8.3.07

Atropelados

Aqui há uns anos, era Presidente da Câmara João Soares, a vereação lisboeta decidiu que, para melhorar a fluidez do trânsito, seria adequado proceder, numa vasta área compreendida entre as Picoas e Entre Campos, a uma alteração consistente em pôr os carros a circular pela esquerda em vez de pela direita.

O sentido desse ímpeto reformista sempre me escapou, mas o facto é que causou um grande aumento do número de atropelamentos na zona, dado que os peões, antes de atravessarem a rua, olhavam para o lado errado, ou seja, para o lado que estavam habituados. Perante tal massacre, a Câmara ainda tentou uma outra solução, que foi pintar no chão umas letras a dizer "olhe para a direita" ou "olhe para a esquerda" para prevenir os mais distraídos.

Com o tempo voltaram o bom senso e a circulação à direita na qual nos encontramos rotinados. Uma relíquia do velho sistema subsiste, porém, precisamente na rua onde se situa a redacção do Público.

Conjecturo que tenha sido essa a inspiração para o rearranjo gráfico que o jornal introduziu há algumas semanas.

Pode-se circular com segurança tanto à esquerda ou à direita; porém, quando as pessoas se habituam a uma convenção, alterá-la pode ter custos elevados. Do mesmo modo, as páginas de comentário podem ser colocadas no princípio ou no fim de um jornal. Em Inglaterra preferem a segunda opção; os leitores do Público estavam habituados à primeira.

A quebra das referências habituais dos leitores do jornal, concebida por um ilhéu inglês que, como é típico dessa nação, aprecia mais os hábitos da sua paroquia, criou-lhes um evidente sentimento de desconforto. Portugal é, como já outras vezes tive ocasião de fazer notar, um país em permanente estado de confusão semiótica, que é como quem diz, um país onde a sinalização serve para confundir em vez de orientar.

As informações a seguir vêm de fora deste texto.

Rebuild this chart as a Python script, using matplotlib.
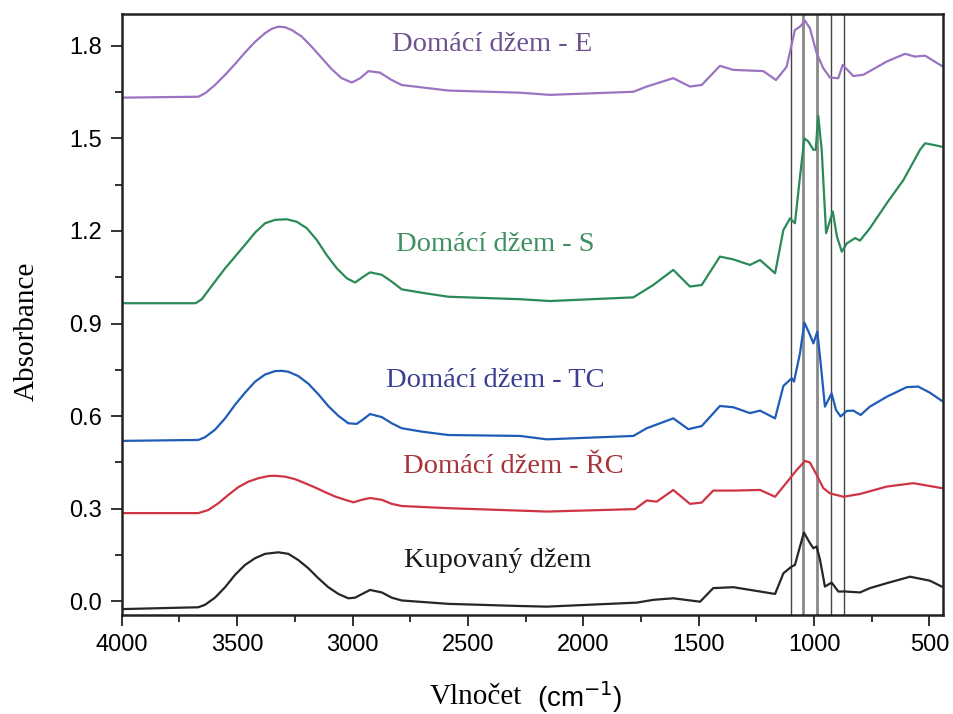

O novo desarranjo do Público trouxe essa desorganização para dentro do jornal. Também nós, os leitores, nos sentimos atropelados. Também a nós nos choca a indiferença dos visionários reformadores. Também nós nos perguntamos se, em vez de encherem o jornal de cabeçalhos que pretendem obrigar-nos a olhar para o outro lado, não seria melhor desistirem de vez da ideia abstrusa que tiveram e voltarem ao modelo anterior.